With the pictures left out, copy the listing below exactly.

● ● ● ● ● ● ●

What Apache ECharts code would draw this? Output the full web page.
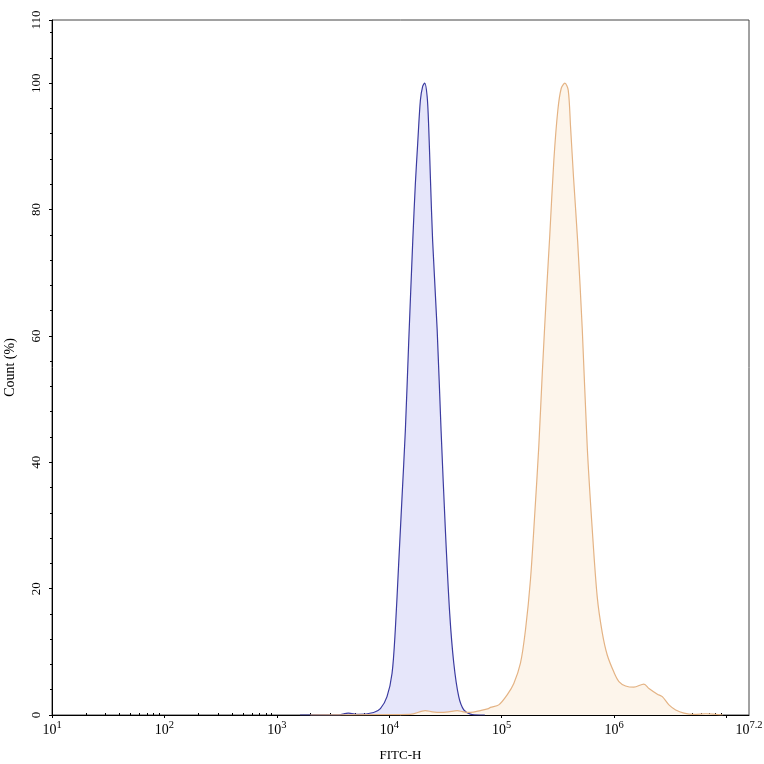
<!DOCTYPE html>
<html>
<head>
<meta charset="utf-8">
<script src="https://cdn.jsdelivr.net/npm/echarts@6/dist/echarts.min.js"></script>
<style>
  html, body { margin: 0; padding: 0; background: #fff; }
  #chart { width: 764px; height: 764px; }
</style>
</head>
<body>
<div id="chart"></div>
<script>
// FITC-H intensity (raw) and count (%)
let blueX = [1610, 3450, 4330, 5310, 7260, 8340, 9550, 10590, 11320, 12130, 13000, 13900,
  14890, 16180, 17060, 17910, 18920, 19820, 20650, 21730, 22440, 23230, 24320, 26670,
  28910, 31620, 34510, 37500, 41500, 46030, 52720, 64710, 70800];
let blueY = [0, 0, 0.3, 0.1, 0.4, 1.0, 2.9, 6.6, 13.5, 24, 34.6, 45,
  59, 75, 84, 90.5, 97.3, 99.5, 100, 97.9, 93, 85, 75, 61,
  45, 29, 16, 8.2, 2.9, 0.8, 0.15, 0, 0];

let orangeX = [1980, 8340, 15420, 20940, 24210, 28510, 33570, 40180, 45710, 52720, 64710,
  76210, 79430, 94190, 111900, 128200, 146900, 162900, 180300, 197200, 213800, 229600,
  250600, 268000, 291100, 316200, 338800, 364800, 390800, 410200, 436000, 474000,
  521200, 576800, 639700, 707900, 785200, 869000, 995400, 1104000, 1265000, 1500000,
  1841000, 2042000, 2427000, 2685000, 3076000, 3532000, 4188000, 5140000, 6531000,
  8017000, 9247000];
let orangeY = [0, 0.05, 0.1, 0.7, 0.5, 0.4, 0.5, 0.7, 0.5, 0.4, 0.7,
  1.0, 1.2, 1.6, 3.2, 5, 8.2, 13.5, 21.4, 32, 42.5, 54,
  67, 76, 87.8, 95.8, 99.2, 100, 98.9, 93, 85, 75,
  61, 42.5, 29.3, 18.7, 13, 9.5, 6.8, 5.3, 4.6, 4.4,
  4.9, 4.2, 3.3, 2.9, 1.6, 0.8, 0.3, 0.1, 0.2,
  0.1, 0];

// axis decades (exponents of 10) and y tick labels
let decades = [1, 2, 3, 4, 5, 6, 7];
let xLabelExp = [1, 2, 3, 4, 5, 6, 7.2];
let yTicks = [0, 20, 40, 60, 80, 100, 110];

let minorX = [];
decades.forEach(d => {
  for (let k = 2; k <= 9; k++) {
    let v = d + Math.log10(k);
    if (v < 7.2) minorX.push(v);
  }
});

function toPoints(xs, ys) {
  return xs.map((x, i) => [Math.log10(x), ys[i]]);
}

let font = "'Liberation Serif', 'Times New Roman', serif";
let chart = echarts.init(document.getElementById('chart'), null, { renderer: 'canvas' });

let option = {
  animation: false,
  backgroundColor: '#fff',
  grid: {
    left: 52, right: 15, top: 20, bottom: 49,
    outerBoundsMode: 'none', containLabel: false,
    show: true, borderColor: '#444', borderWidth: 1
  },
  xAxis: [
    {
      type: 'value', min: 1, max: 7.2, position: 'bottom',
      name: 'FITC-H', nameLocation: 'middle', nameGap: 34,
      nameTextStyle: { fontFamily: font, fontSize: 13, color: '#000' },
      axisLine: { show: true, lineStyle: { color: '#000', width: 1 } },
      axisTick: { show: true, length: 3, customValues: decades, lineStyle: { color: '#000' } },
      splitLine: { show: false },
      axisLabel: {
        customValues: xLabelExp, margin: 5,
        formatter: function (v) {
          let e = Math.round(v * 10) / 10;
          return '{b|10}{s|' + e + '}';
        },
        rich: {
          b: { fontFamily: font, fontSize: 14, color: '#000', lineHeight: 17, verticalAlign: 'bottom' },
          s: { fontFamily: font, fontSize: 10.5, color: '#000', lineHeight: 17, verticalAlign: 'top', padding: [0, 0, 7, 0] }
        }
      }
    },
    {
      type: 'value', min: 1, max: 7.2, position: 'bottom',
      axisLine: { show: false },
      axisTick: { show: true, inside: true, length: 2, customValues: minorX, lineStyle: { color: '#000' } },
      axisLabel: { show: false },
      splitLine: { show: false }
    }
  ],
  yAxis: {
    type: 'value', min: 0, max: 110, interval: 20,
    name: 'Count (%)', nameLocation: 'middle', nameGap: 35, nameRotate: 90,
    nameTextStyle: { fontFamily: font, fontSize: 14, color: '#000' },
    axisLine: { show: true, lineStyle: { color: '#000', width: 1 } },
    axisTick: { show: true, length: 3, customValues: yTicks, lineStyle: { color: '#000' } },
    minorTick: { show: true, splitNumber: 5, length: 2, lineStyle: { color: '#000' } },
    splitLine: { show: false },
    minorSplitLine: { show: false },
    axisLabel: {
      customValues: yTicks, rotate: 90, margin: 9,
      fontFamily: font, fontSize: 13, color: '#000'
    }
  },
  series: [
    {
      type: 'line', name: 'control', xAxisIndex: 0,
      data: toPoints(blueX, blueY),
      smooth: 0.3, showSymbol: false, symbol: 'none',
      lineStyle: { color: '#3b3ba0', width: 1.2 },
      areaStyle: { color: '#e6e6fa', opacity: 1 }
    },
    {
      type: 'line', name: 'sample', xAxisIndex: 0,
      data: toPoints(orangeX, orangeY),
      smooth: 0.3, showSymbol: false, symbol: 'none',
      lineStyle: { color: '#e4b384', width: 1.2 },
      areaStyle: { color: '#fdf5eb', opacity: 1 }
    }
  ]
};

chart.setOption(option);
</script>
</body>
</html>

● ● ● ● ● ● ●

● **Exercise result**:
What Apache ECharts code would draw this? Output the full web page.
<!DOCTYPE html>
<html>
<head>
<meta charset="utf-8">
<script src="https://cdn.jsdelivr.net/npm/echarts@6/dist/echarts.min.js"></script>
<style>
  html, body { margin: 0; padding: 0; background: #fff; }
  #chart { width: 764px; height: 764px; }
</style>
</head>
<body>
<div id="chart"></div>
<script>
// FITC-H intensity (raw) and count (%)
let blueX = [1610, 3450, 4330, 5310, 7260, 8340, 9550, 10590, 11320, 12130, 13000, 13900,
  14890, 16180, 17060, 17910, 18920, 19820, 20650, 21730, 22440, 23230, 24320, 26670,
  28910, 31620, 34510, 37500, 41500, 46030, 52720, 64710, 70800];
let blueY = [0, 0, 0.3, 0.1, 0.4, 1.0, 2.9, 6.6, 13.5, 24, 34.6, 45,
  59, 75, 84, 90.5, 97.3, 99.5, 100, 97.9, 93, 85, 75, 61,
  45, 29, 16, 8.2, 2.9, 0.8, 0.15, 0, 0];

let orangeX = [1980, 8340, 15420, 20940, 24210, 28510, 33570, 40180, 45710, 52720, 64710,
  76210, 79430, 94190, 111900, 128200, 146900, 162900, 180300, 197200, 213800, 229600,
  250600, 268000, 291100, 316200, 338800, 364800, 390800, 410200, 436000, 474000,
  521200, 576800, 639700, 707900, 785200, 869000, 995400, 1104000, 1265000, 1500000,
  1841000, 2042000, 2427000, 2685000, 3076000, 3532000, 4188000, 5140000, 6531000,
  8017000, 9247000];
let orangeY = [0, 0.05, 0.1, 0.7, 0.5, 0.4, 0.5, 0.7, 0.5, 0.4, 0.7,
  1.0, 1.2, 1.6, 3.2, 5, 8.2, 13.5, 21.4, 32, 42.5, 54,
  67, 76, 87.8, 95.8, 99.2, 100, 98.9, 93, 85, 75,
  61, 42.5, 29.3, 18.7, 13, 9.5, 6.8, 5.3, 4.6, 4.4,
  4.9, 4.2, 3.3, 2.9, 1.6, 0.8, 0.3, 0.1, 0.2,
  0.1, 0];

// axis decades (exponents of 10) and y tick labels
let decades = [1, 2, 3, 4, 5, 6, 7];
let xLabelExp = [1, 2, 3, 4, 5, 6, 7.2];
let yTicks = [0, 20, 40, 60, 80, 100, 110];

let minorX = [];
decades.forEach(d => {
  for (let k = 2; k <= 9; k++) {
    let v = d + Math.log10(k);
    if (v < 7.2) minorX.push(v);
  }
});

function toPoints(xs, ys) {
  return xs.map((x, i) => [Math.log10(x), ys[i]]);
}

let font = "'Liberation Serif', 'Times New Roman', serif";
let chart = echarts.init(document.getElementById('chart'), null, { renderer: 'canvas' });

let option = {
  animation: false,
  backgroundColor: '#fff',
  grid: {
    left: 52, right: 15, top: 20, bottom: 49,
    outerBoundsMode: 'none', containLabel: false,
    show: true, borderColor: '#444', borderWidth: 1
  },
  xAxis: [
    {
      type: 'value', min: 1, max: 7.2, position: 'bottom',
      name: 'FITC-H', nameLocation: 'middle', nameGap: 34,
      nameTextStyle: { fontFamily: font, fontSize: 13, color: '#000' },
      axisLine: { show: true, lineStyle: { color: '#000', width: 1 } },
      axisTick: { show: true, length: 3, customValues: decades, lineStyle: { color: '#000' } },
      splitLine: { show: false },
      axisLabel: {
        customValues: xLabelExp, margin: 5,
        formatter: function (v) {
          let e = Math.round(v * 10) / 10;
          return '{b|10}{s|' + e + '}';
        },
        rich: {
          b: { fontFamily: font, fontSize: 14, color: '#000', lineHeight: 17, verticalAlign: 'bottom' },
          s: { fontFamily: font, fontSize: 10.5, color: '#000', lineHeight: 17, verticalAlign: 'top', padding: [0, 0, 7, 0] }
        }
      }
    },
    {
      type: 'value', min: 1, max: 7.2, position: 'bottom',
      axisLine: { show: false },
      axisTick: { show: true, inside: true, length: 2, customValues: minorX, lineStyle: { color: '#000' } },
      axisLabel: { show: false },
      splitLine: { show: false }
    }
  ],
  yAxis: {
    type: 'value', min: 0, max: 110, interval: 20,
    name: 'Count (%)', nameLocation: 'middle', nameGap: 35, nameRotate: 90,
    nameTextStyle: { fontFamily: font, fontSize: 14, color: '#000' },
    axisLine: { show: true, lineStyle: { color: '#000', width: 1 } },
    axisTick: { show: true, length: 3, customValues: yTicks, lineStyle: { color: '#000' } },
    minorTick: { show: true, splitNumber: 5, length: 2, lineStyle: { color: '#000' } },
    splitLine: { show: false },
    minorSplitLine: { show: false },
    axisLabel: {
      customValues: yTicks, rotate: 90, margin: 9,
      fontFamily: font, fontSize: 13, color: '#000'
    }
  },
  series: [
    {
      type: 'line', name: 'control', xAxisIndex: 0,
      data: toPoints(blueX, blueY),
      smooth: 0.3, showSymbol: false, symbol: 'none',
      lineStyle: { color: '#3b3ba0', width: 1.2 },
      areaStyle: { color: '#e6e6fa', opacity: 1 }
    },
    {
      type: 'line', name: 'sample', xAxisIndex: 0,
      data: toPoints(orangeX, orangeY),
      smooth: 0.3, showSymbol: false, symbol: 'none',
      lineStyle: { color: '#e4b384', width: 1.2 },
      areaStyle: { color: '#fdf5eb', opacity: 1 }
    }
  ]
};

chart.setOption(option);
</script>
</body>
</html>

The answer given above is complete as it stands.